Na sessão de julgamentos do dia 23 de julho, a Terceira Turma do Tribunal Regional do Trabalho da 10ª Região (TRT-10) decidiu anular uma sentença proferida em primeira instância, determinando a reabertura de uma ação trabalhista movida por uma operadora de caixa contra o supermercado onde trabalhava. A decisão considerou que a ausência da autora à audiência de instrução decorreu de situação de força maior, relacionada ao nascimento prematuro de suas filhas gêmeas, que se encontravam em estado grave de saúde e exigiam acompanhamento materno intensivo.
De acordo com os autos, a trabalhadora alegou ter sido admitida sem registro em carteira, laborando em condições degradantes, sem pausas adequadas e sem recebimento de benefícios garantidos por norma coletiva.
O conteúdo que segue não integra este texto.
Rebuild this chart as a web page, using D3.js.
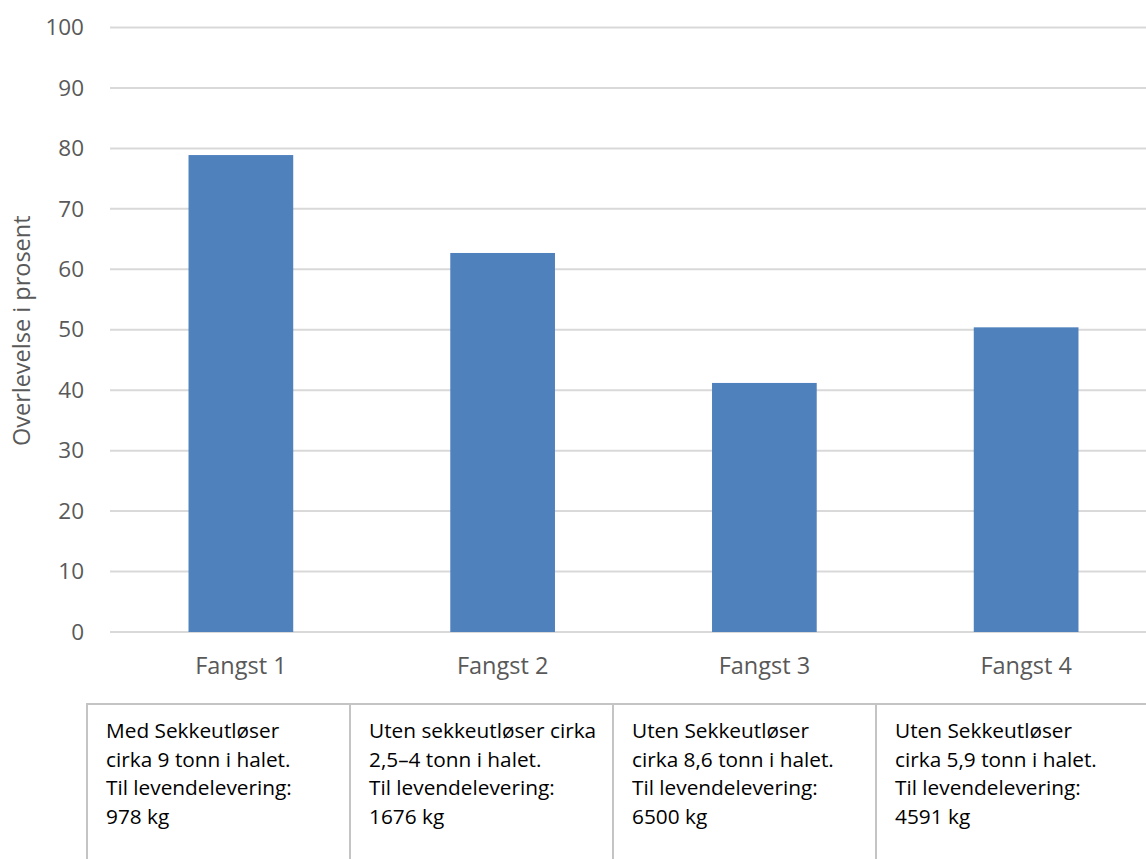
<!DOCTYPE html>
<html>
<head>
<meta charset="utf-8">
<script src="https://cdn.jsdelivr.net/npm/d3@7"></script>
<style>
  html, body { margin: 0; padding: 0; background: #ffffff; }
  svg { display: block; }
</style>
</head>
<body>
<svg id="chart" width="1146" height="859"></svg>
<script>
// ---- data ----
const categories = ["Fangst 1", "Fangst 2", "Fangst 3", "Fangst 4"];
const survival = [78.9, 62.7, 41.2, 50.4];
const yTicks = [0, 10, 20, 30, 40, 50, 60, 70, 80, 90, 100];
const yTitle = "Overlevelse i prosent";
const notes = [
  ["Med Sekkeutløser", "cirka 9 tonn i halet.", "Til levendelevering:", "978 kg"],
  ["Uten sekkeutløser cirka", "2,5–4 tonn i halet.", "Til levendelevering:", "1676 kg"],
  ["Uten Sekkeutløser", "cirka 8,6 tonn i halet.", "Til levendelevering:", "6500 kg"],
  ["Uten Sekkeutløser", "cirka 5,9 tonn i halet.", "Til levendelevering:", "4591 kg"]
];

// ---- layout ----
const W = 1146, H = 859;
const plotLeft = 110, plotRight = 1157, plotTop = 27.5, plotBottom = 632;
const svg = d3.select("#chart");

const x = d3.scaleBand().domain(categories).range([plotLeft, plotRight])
  .paddingInner(0.6).paddingOuter(0.3);
const y = d3.scaleLinear().domain([0, 100]).range([plotBottom, plotTop]);

const axisFont = "'Open Sans', 'Noto Sans', sans-serif";
const gray = "#595959";

// gridlines
svg.append("g").selectAll("line").data(yTicks).join("line")
  .attr("x1", plotLeft).attr("x2", W)
  .attr("y1", d => y(d)).attr("y2", d => y(d))
  .attr("stroke", "#d9d9d9").attr("stroke-width", 2);

// y axis labels via d3 axis
const yAxis = svg.append("g").attr("transform", `translate(${plotLeft - 26},0)`)
  .call(d3.axisLeft(y).tickValues(yTicks).tickSize(0).tickPadding(0));
yAxis.select(".domain").remove();
yAxis.selectAll("text")
  .attr("fill", gray).style("font-family", axisFont).style("font-size", "22.5px");

// bars
svg.append("g").selectAll("rect").data(categories).join("rect")
  .attr("x", d => x(d))
  .attr("width", x.bandwidth())
  .attr("y", (d, i) => y(survival[i]))
  .attr("height", (d, i) => y(0) - y(survival[i]))
  .attr("fill", "#4f81bd");

// x axis labels
const xAxis = svg.append("g").attr("transform", `translate(0,${plotBottom + 25})`)
  .call(d3.axisBottom(x).tickSize(0).tickPadding(0));
xAxis.select(".domain").remove();
xAxis.selectAll("text")
  .attr("fill", gray).style("font-family", axisFont).style("font-size", "23.5px");

// y title
svg.append("text")
  .attr("transform", `translate(30,${(y(0) + y(100)) / 2 + 1}) rotate(-90)`)
  .attr("text-anchor", "middle")
  .attr("fill", gray)
  .style("font-family", axisFont).style("font-size", "23.5px")
  .text(yTitle);

// ---- notes table ----
const tableTop = 704;
const tx = d3.scaleBand().domain(categories).range([87, 87 + 4 * 263]);
const table = svg.append("g");
table.append("line")
  .attr("x1", tx(categories[0]) - 1).attr("x2", W)
  .attr("y1", tableTop).attr("y2", tableTop)
  .attr("stroke", "#c4c4c4").attr("stroke-width", 2);
const cells = table.selectAll("g.cell").data(categories).join("g")
  .attr("class", "cell")
  .attr("transform", d => `translate(${tx(d)},${tableTop})`);
cells.append("line")
  .attr("x1", 0).attr("x2", 0).attr("y1", 0).attr("y2", H - tableTop)
  .attr("stroke", "#c4c4c4").attr("stroke-width", 2);
cells.append("text")
  .attr("fill", "#000")
  .style("font-family", "'Open Sans', 'Noto Sans', sans-serif")
  .style("font-size", "20.8px")
  .selectAll("tspan").data((d, i) => notes[i]).join("tspan")
  .attr("x", 19)
  .attr("y", (d, j) => 34 + j * 28.5)
  .text(d => d);
</script>
</body>
</html>
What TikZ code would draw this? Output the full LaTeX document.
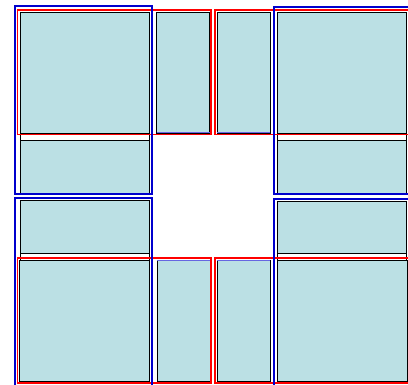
\documentclass[tikz,border=0pt]{standalone}
\usepackage{xcolor}
\usepackage{tikz}
\definecolor{cellfill}{RGB}{187,224,228}
\definecolor{frblue}{RGB}{0,0,205}
\tikzset{
  cell/.style={draw=black, line width=0.8pt, fill=cellfill},
  strip/.style={draw=black, line width=0.8pt, fill=white},
  redframe/.style={draw=red, line width=1.3pt},
  blueframe/.style={draw=frblue, line width=2pt},
  edgeblue/.style={draw=frblue!60, line width=1pt}
}
\begin{document}
\begin{tikzpicture}[x=1pt, y=-1pt]
  \useasboundingbox (0,0) rectangle (408,385);
  \clip (0,0) rectangle (408,385);
  % strips between the side blocks
  \foreach \xa/\xb in {20/149, 277/406}{
    \draw[strip] (\xa,133) rectangle (\xb,140);
    \draw[strip] (\xa,253) rectangle (\xb,260);
  }
  % cells
  \foreach \xa/\ya/\xb/\yb in {20/12/149/133, 156/12/209/133, 217/12/270/133, 277/12/406/133,
      19/260/149/381, 157/260/210/381, 217/260/270/381, 277/260/407/381,
      20/140/149/193, 20/200/149/253, 277/140/406/193, 277/201/406/253}
    \draw[cell] (\xa,\ya) rectangle (\xb,\yb);
  % blue edges of the narrow cells
  \foreach \xa/\xb in {157/210, 217/270}{
    \draw[edgeblue] (\xa,133) -- (\xb,133);
    \draw[edgeblue] (\xa,260.5) -- (\xb,260.5);
  }
  % red frames
  \draw[redframe] (17.5,10) rectangle (211,134.5);
  \draw[redframe] (215,10) rectangle (410,134.5);
  \draw[redframe] (17.5,258) rectangle (211,383);
  \draw[redframe] (215,258) rectangle (410,383);
  % blue frames
  \draw[blueframe] (15,6) rectangle (152,194);
  \draw[blueframe] (274,7) rectangle (412,194);
  \draw[blueframe] (15,198) rectangle (152,390);
  \draw[blueframe] (274,199) rectangle (412,390);
\end{tikzpicture}
\end{document}
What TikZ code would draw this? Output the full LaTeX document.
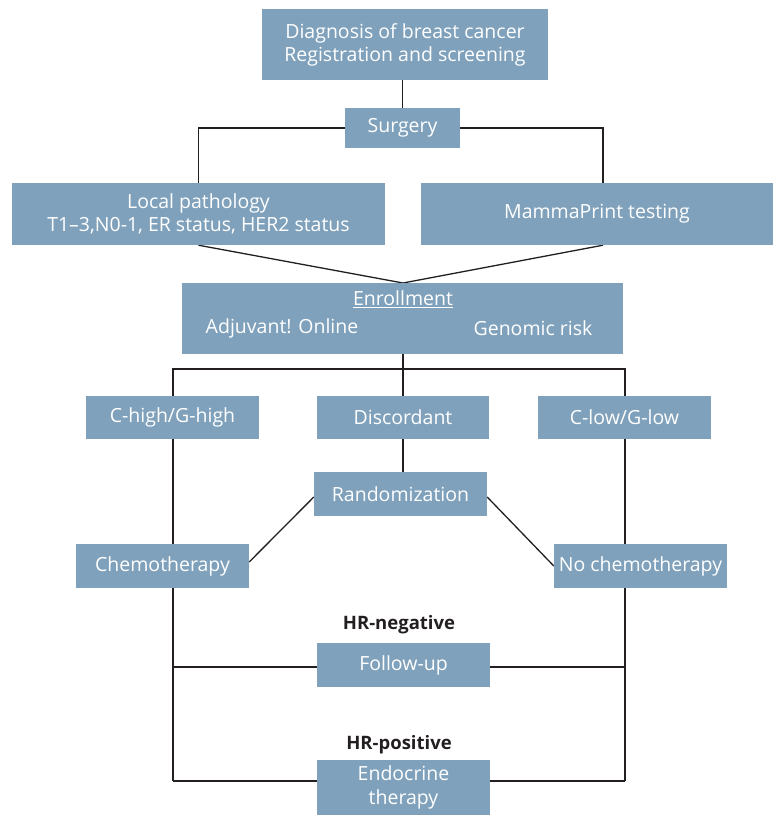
\documentclass[tikz,border=0pt]{standalone}
\usepackage{fontspec}
\setmainfont{Open Sans}
\usetikzlibrary{backgrounds}
\definecolor{boxc}{HTML}{7FA1BB}
\definecolor{linec}{HTML}{231F20}
\begin{document}
\begin{tikzpicture}[x=1pt,y=-1pt,
  box/.style={fill=boxc, text=white, inner sep=0pt, anchor=center, align=center,
    font=\fontsize{19.5}{23}\selectfont},
  ln/.style={draw=linec, line width=1.3pt},
  hr/.style={text=linec, font=\fontsize{18.5}{22}\selectfont\bfseries, inner sep=0pt}]
\useasboundingbox (0,0) rectangle (773,815);
\node[box, minimum width=286pt, minimum height=71pt] (top) at (405,44.5) {Diagnosis of breast cancer\\Registration and screening};
\node[box, minimum width=115pt, minimum height=40pt] (surg) at (402.5,128) {Surgery};
\node[box, minimum width=373pt, minimum height=62pt] (local) at (198.5,214) {Local pathology\\T1--3,N0-1, ER status, HER2 status};
\node[box, minimum width=352pt, minimum height=62pt] (mamma) at (597,214) {MammaPrint testing};
\node[box, minimum width=441pt, minimum height=71pt] (enroll) at (402.5,318.5) {};
\node[box, fill=none] (enrt) at (403,299) {\underline{Enrollment}};
\node[box, fill=none] (adj) at (282,328) {Adjuvant! Online};
\node[box, fill=none] (gen) at (533,328) {Genomic risk};
\node[box, minimum width=173pt, minimum height=43pt] (chigh) at (172.5,417.5) {C-high/G-high};
\node[box, minimum width=172pt, minimum height=43pt] (disc) at (403,417.5) {Discordant};
\node[box, minimum width=173pt, minimum height=43pt] (clow) at (624.5,417.5) {C-low/G-low};
\node[box, minimum width=173pt, minimum height=44pt] (rand) at (400.5,494) {Randomization};
\node[box, minimum width=173pt, minimum height=44pt] (chemo) at (162.5,566) {Chemotherapy};
\node[box, minimum width=173pt, minimum height=44pt] (nochemo) at (640.5,566) {No chemotherapy};
\node[hr] (hrneg) at (399,625) {HR-negative};
\node[box, minimum width=173pt, minimum height=44pt] (follow) at (403.5,665) {Follow-up};
\node[hr] (hrpos) at (399,745) {HR-positive};
\node[box, minimum width=173pt, minimum height=55pt, font=\fontsize{19.5}{24}\selectfont] (endo) at (403.5,787.5) {Endocrine\\therapy};
\coordinate (lt) at (173,369);
\coordinate (rt) at (625,369);
\coordinate (lf) at (173,667);
\coordinate (rf) at (625,667);
\coordinate (lb) at (173,781);
\coordinate (rb) at (625,781);
\coordinate (mj) at (403,283);
\begin{scope}[on background layer]
\draw[ln] (top.south -| surg) -- (surg.north);
\draw[ln] (surg.west) -| (local.north);
\draw[ln] (surg.east) -| ([xshift=6pt]mamma.north);
\draw[ln] (local.south) -- (mj) -- ([xshift=6pt]mamma.south);
\draw[ln] (enroll.south -| disc) -- (disc.north);
\draw[ln] (lb) -- (lt) -- (rt) -- (rb);
\draw[ln] (disc.south) -- (disc.south |- rand.north);
\draw[ln] ([yshift=-3pt]rand.west) -- ([yshift=4pt]chemo.east);
\draw[ln] ([yshift=-3pt]rand.east) -- (nochemo.west);
\draw[ln] (lf) -- (lf -| follow.west);
\draw[ln] (rf) -- (rf -| follow.east);
\draw[ln] (lb) -- (lb -| endo.west);
\draw[ln] (rb) -- (rb -| endo.east);
\end{scope}
\end{tikzpicture}
\end{document}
Ela também afirmou ter sido dispensada sem justa causa durante período de afastamento médico, apesar de estar grávida de gêmeos, o que configuraria violação da estabilidade provisória da gestante. Na ação, pleiteou o reconhecimento do vínculo de emprego, o pagamento de verbas rescisórias, indenização substitutiva pela estabilidade gestacional, danos morais e outras parcelas trabalhistas.
A audiência de instrução estava designada para o dia 23 de março de 2025. Na ocasião, a autora não compareceu pessoalmente, tendo sido representada apenas por sua advogada. Diante da ausência, o juízo de origem aplicou os efeitos da confissão ficta, com base no artigo 844, § 4º, da CLT, presumindo-se verdadeiros os fatos alegados pela reclamada. Em consequência, todos os pedidos foram julgados improcedentes.
No recurso ao TRT-10, a autora justificou que, na data da audiência, suas filhas gêmeas, nascidas com apenas 26 semanas de gestação, permaneciam internadas em unidade de terapia intensiva neonatal, em estado clínico grave. A trabalhadora apresentou laudos médicos e atestados que comprovavam a prematuridade extrema das recém-nascidas e a necessidade de sua presença contínua no hospital.
Ao analisar o caso, a relatora, desembargadora Maria Regina Machado Guimarães, reconheceu a existência de força maior e situação de extrema vulnerabilidade, destacando a importância de uma abordagem sensível e inclusiva pelo Poder Judiciário. Em seu voto, a magistrada ressaltou que a aplicação automática da confissão ficta, sem considerar o contexto fático e a justificativa posteriormente apresentada, configuraria cerceamento de defesa e violação aos princípios constitucionais do contraditório, da ampla defesa e do acesso à ordem jurídica justa.
“Em situações excepcionais como a vivenciada pela reclamante, o acesso à justiça exige do Judiciário o rompimento de barreiras formais que impedem a efetiva participação de pessoas em condição de vulnerabilidade, especialmente mulheres-mães e crianças em risco”, destacou a relatora.
A decisão também considerou as diretrizes do Protocolo para Atuação e Julgamento com Perspectiva Antidiscriminatória, Interseccional e Inclusiva, instituído pelo Ato Conjunto TST.CSJT.GP nº 70/2023, em conformidade com a Resolução CNJ nº 492/2023. Tais instrumentos orientam o Poder Judiciário à adoção de práticas jurisdicionais que promovam a igualdade substancial e garantam o acesso à justiça a grupos em situação de vulnerabilidade.
Por unanimidade, a Terceira Turma acolheu a preliminar de nulidade da sentença por cerceamento de defesa e determinou o retorno dos autos à Vara de origem, para reabertura da fase de instrução, com a designação de nova audiência.
Processo nº 0000969-65.2024.5.10.0003.